(Rows from a dataset)
* start *

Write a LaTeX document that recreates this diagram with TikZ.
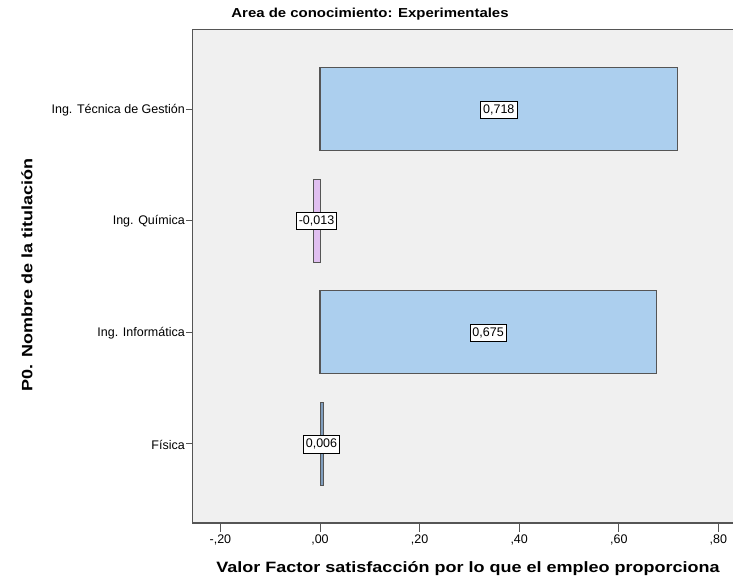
\documentclass[tikz,border=0pt]{standalone}
\usepackage{fontspec}
\setmainfont{Liberation Sans}
\usetikzlibrary{calc}

\definecolor{plotbg}{HTML}{F0F0F0}
\definecolor{framegray}{HTML}{555555}
\definecolor{barblue}{HTML}{ACCFEE}
\definecolor{barlilac}{HTML}{E0BFF0}
\definecolor{barsteel}{HTML}{7F9DBD}

\begin{document}
\begin{tikzpicture}[x=1pt,y=-1pt,
    bar/.style={draw=framegray,line width=1.2pt},
    valbox/.style={draw=black,fill=white,line width=0.8pt,inner xsep=2.5pt,inner ysep=3.5pt,font=\fontsize{12.5}{12.5}\selectfont},
    catlabel/.style={anchor=east,inner sep=1pt,font=\fontsize{12.5}{12.5}\selectfont},
    ticklabel/.style={anchor=north,inner sep=1pt,font=\fontsize{12.5}{12.5}\selectfont},
    axtitle/.style={font=\bfseries\fontsize{15}{15}\selectfont}]
  \useasboundingbox (0,0) rectangle (733,581);
  \fill[white] (0,0) rectangle (733,581);

  % plot area, right side runs off the page
  \fill[plotbg] (192.5,29.3) rectangle (733,523);
  \draw[framegray,line width=1.5pt] (733,29.3) -- (192.5,29.3) -- (192.5,523) -- (733,523);

  \node[font=\bfseries\fontsize{13}{13}\selectfont] (title) at (370,14) {\scalebox{1.15}[1]{Area de conocimiento: Experimentales}};

  % bars: zero at x=320, 498 per unit
  \draw[bar,fill=barblue]  (320,67.7)  rectangle ({320+498*0.718},150.7);
  \draw[bar,fill=barlilac,line width=0.9pt] (320,179.2) rectangle ({320-498*0.013},262.2);
  \draw[bar,fill=barblue]  (320,290.8) rectangle ({320+498*0.675},373.8);
  \draw[bar,fill=barsteel,line width=0.7pt] (320,402.3) rectangle ({320+498*0.006},485.3);

  \node[valbox] (v1) at ({320+249*0.718},110.2) {0,718};
  \node[valbox] (v2) at (316.5,221.2) {-0,013};
  \node[valbox] (v3) at ({320+249*0.675},333) {0,675};
  \node[valbox] (v4) at (321.5,444.3) {0,006};

  % category axis
  \draw[framegray,line width=1pt] (186,109.2) -- (192.5,109.2)
    (186,220.7) -- (192.5,220.7) (186,332.3) -- (192.5,332.3) (186,443.8) -- (192.5,443.8);
  \node[catlabel] (c1) at (186,110) {Ing. Técnica de Gestión};
  \node[catlabel] (c2) at (186,221.5) {Ing. Química};
  \node[catlabel] (c3) at (186,333) {Ing. Informática};
  \node[catlabel] (c4) at (186,444.5) {Física};
  \node[axtitle,rotate=90] (ytitle) at (27,275) {\scalebox{1.2}[1]{P0. Nombre de la titulación}};

  % value axis
  \foreach \v/\lab in {-0.2/{-,20},0/{,00},0.2/{,20},0.4/{,40},0.6/{,60},0.8/{,80}} {
    \draw[framegray,line width=1pt] ({320+498*\v},523) -- ({320+498*\v},531.5);
    \node[ticklabel] at ({320+498*\v},534) {\lab};
  }
  \node[axtitle] (xtitle) at (468,569) {\scalebox{1.2}[1]{Valor Factor satisfacción por lo que el empleo proporciona}};
\end{tikzpicture}
\end{document}
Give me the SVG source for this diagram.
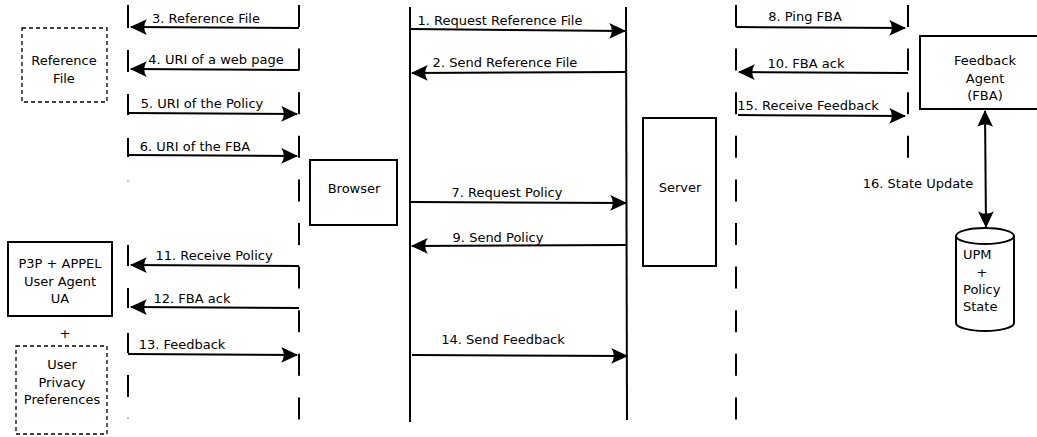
<svg xmlns="http://www.w3.org/2000/svg" width="1037" height="437" viewBox="0 0 1037 437">
<style>
text{font-family:"DejaVu Sans","Liberation Sans",sans-serif;font-size:13px;fill:#000}
.c{text-anchor:middle}
.box{fill:#fff;stroke:#000;stroke-width:2}
.dbox{fill:#fff;stroke:#000;stroke-width:1.3;stroke-dasharray:4 3}
.life{fill:none;stroke:#000;stroke-width:2}
.msg{fill:none;stroke:#000;stroke-width:2;marker-end:url(#ah)}
</style>
<defs>
<marker id="ah" markerUnits="userSpaceOnUse" markerWidth="20" markerHeight="20" viewBox="-17 -9 19 18" refX="0" refY="0" orient="auto-start-reverse">
<path d="M1,0 L-15,-7.5 Q-10,0 -15,7.5 Z" fill="#000"/>
</marker>
</defs>
<g id="lifelines">
<path class="life" d="M128,5V28M128,50V72M128,94V115M128,138V157M128,245V266M128,288V308M128,333V353M128,375V397"/>
<path d="M128,180V182M128,417V419" stroke="#888" stroke-width="1"/>
<line class="life" x1="299" y1="5" x2="299" y2="420" stroke-dasharray="22 21.6"/>
<line class="life" x1="410" y1="7" x2="410" y2="422"/>
<line class="life" x1="626" y1="7" x2="627" y2="420"/>
<line class="life" x1="736" y1="5" x2="736" y2="420" stroke-dasharray="22 21.6"/>
<line class="life" x1="908" y1="5" x2="908" y2="158" stroke-dasharray="22 21.6"/>
</g>
<g id="connectors">
<line class="msg" x1="299" y1="28" x2="131" y2="27"/>
<line class="msg" x1="299" y1="70" x2="131" y2="69"/>
<line class="msg" x1="128" y1="113" x2="297" y2="114"/>
<line class="msg" x1="128" y1="155" x2="297" y2="156"/>
<line class="msg" x1="299" y1="266" x2="131" y2="265"/>
<line class="msg" x1="299" y1="308" x2="131" y2="307"/>
<line class="msg" x1="128" y1="354" x2="297" y2="355"/>
<line class="msg" x1="410" y1="29" x2="625" y2="31"/>
<line class="msg" x1="626" y1="72" x2="412" y2="73"/>
<line class="msg" x1="411" y1="202" x2="626" y2="203"/>
<line class="msg" x1="626" y1="245" x2="412" y2="246"/>
<line class="msg" x1="412" y1="355" x2="627" y2="356"/>
<line class="msg" x1="736" y1="27" x2="905" y2="28"/>
<line class="msg" x1="908" y1="73" x2="739" y2="72"/>
<line class="msg" x1="738" y1="115" x2="905" y2="116"/>
<line class="msg" x1="985" y1="111" x2="986" y2="227" style="marker-start:url(#ah)"/>
<text class="c" x="206" y="23">3. Reference File</text>
<text class="c" x="216" y="64">4. URI of a web page</text>
<text class="c" x="202" y="108">5. URI of the Policy</text>
<text class="c" x="195" y="151">6. URI of the FBA</text>
<text class="c" x="214" y="260">11. Receive Policy</text>
<text class="c" x="192" y="303">12. FBA ack</text>
<text class="c" x="182" y="349">13. Feedback</text>
<text class="c" x="500" y="25">1. Request Reference File</text>
<text class="c" x="505" y="67">2. Send Reference File</text>
<text class="c" x="507" y="197">7. Request Policy</text>
<text class="c" x="498" y="242">9. Send Policy</text>
<text class="c" x="503" y="344">14. Send Feedback</text>
<text class="c" x="805" y="21">8. Ping FBA</text>
<text class="c" x="806" y="68">10. FBA ack</text>
<text class="c" x="808" y="110">15. Receive Feedback</text>
<text class="c" x="918" y="188">16. State Update</text>
</g>
<g id="reference-file">
<rect class="dbox" x="22" y="28" width="85" height="74"/>
<text class="c" x="64" y="65">Reference</text>
<text class="c" x="64" y="83">File</text>
</g>
<g id="browser">
<rect class="box" x="310" y="160" width="87" height="65"/>
<text class="c" x="354" y="193">Browser</text>
</g>
<g id="server">
<rect class="box" x="643" y="118" width="73" height="148"/>
<text class="c" x="680" y="192">Server</text>
</g>
<g id="fba">
<rect class="box" x="920" y="36" width="130" height="73"/>
<text class="c" x="985" y="65">Feedback</text>
<text class="c" x="985" y="83">Agent</text>
<text class="c" x="985" y="100">(FBA)</text>
</g>
<g id="user-agent">
<rect class="box" x="8" y="242" width="104" height="74"/>
<text class="c" x="60" y="268">P3P + APPEL</text>
<text class="c" x="60" y="286">User Agent</text>
<text class="c" x="60" y="303">UA</text>
</g>
<g id="plus">
<text class="c" x="65" y="338">+</text>
</g>
<g id="user-privacy">
<rect class="dbox" x="16" y="346" width="91" height="88"/>
<text class="c" x="62" y="369">User</text>
<text class="c" x="62" y="387">Privacy</text>
<text class="c" x="62" y="404">Preferences</text>
</g>
<g id="upm">
<path class="box" d="M956,236V323A29,8 0 0 0 1014,323V236"/>
<ellipse class="box" cx="985" cy="236" rx="29" ry="8"/>
<text x="963" y="259">UPM</text>
<text class="c" x="982" y="277">+</text>
<text x="963" y="294">Policy</text>
<text x="963" y="311">State</text>
</g>
</svg>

* end *

__Task__
With all pictures left out, please transcribe exactly the lines from the start of the material through the line with "(title) at (370,14)".

__Answer to this exercise__
Write a LaTeX document that recreates this diagram with TikZ.
\documentclass[tikz,border=0pt]{standalone}
\usepackage{fontspec}
\setmainfont{Liberation Sans}
\usetikzlibrary{calc}

\definecolor{plotbg}{HTML}{F0F0F0}
\definecolor{framegray}{HTML}{555555}
\definecolor{barblue}{HTML}{ACCFEE}
\definecolor{barlilac}{HTML}{E0BFF0}
\definecolor{barsteel}{HTML}{7F9DBD}

\begin{document}
\begin{tikzpicture}[x=1pt,y=-1pt,
    bar/.style={draw=framegray,line width=1.2pt},
    valbox/.style={draw=black,fill=white,line width=0.8pt,inner xsep=2.5pt,inner ysep=3.5pt,font=\fontsize{12.5}{12.5}\selectfont},
    catlabel/.style={anchor=east,inner sep=1pt,font=\fontsize{12.5}{12.5}\selectfont},
    ticklabel/.style={anchor=north,inner sep=1pt,font=\fontsize{12.5}{12.5}\selectfont},
    axtitle/.style={font=\bfseries\fontsize{15}{15}\selectfont}]
  \useasboundingbox (0,0) rectangle (733,581);
  \fill[white] (0,0) rectangle (733,581);

  % plot area, right side runs off the page
  \fill[plotbg] (192.5,29.3) rectangle (733,523);
  \draw[framegray,line width=1.5pt] (733,29.3) -- (192.5,29.3) -- (192.5,523) -- (733,523);

  \node[font=\bfseries\fontsize{13}{13}\selectfont] (title) at (370,14) {\scalebox{1.15}[1]{Area de conocimiento: Experimentales}};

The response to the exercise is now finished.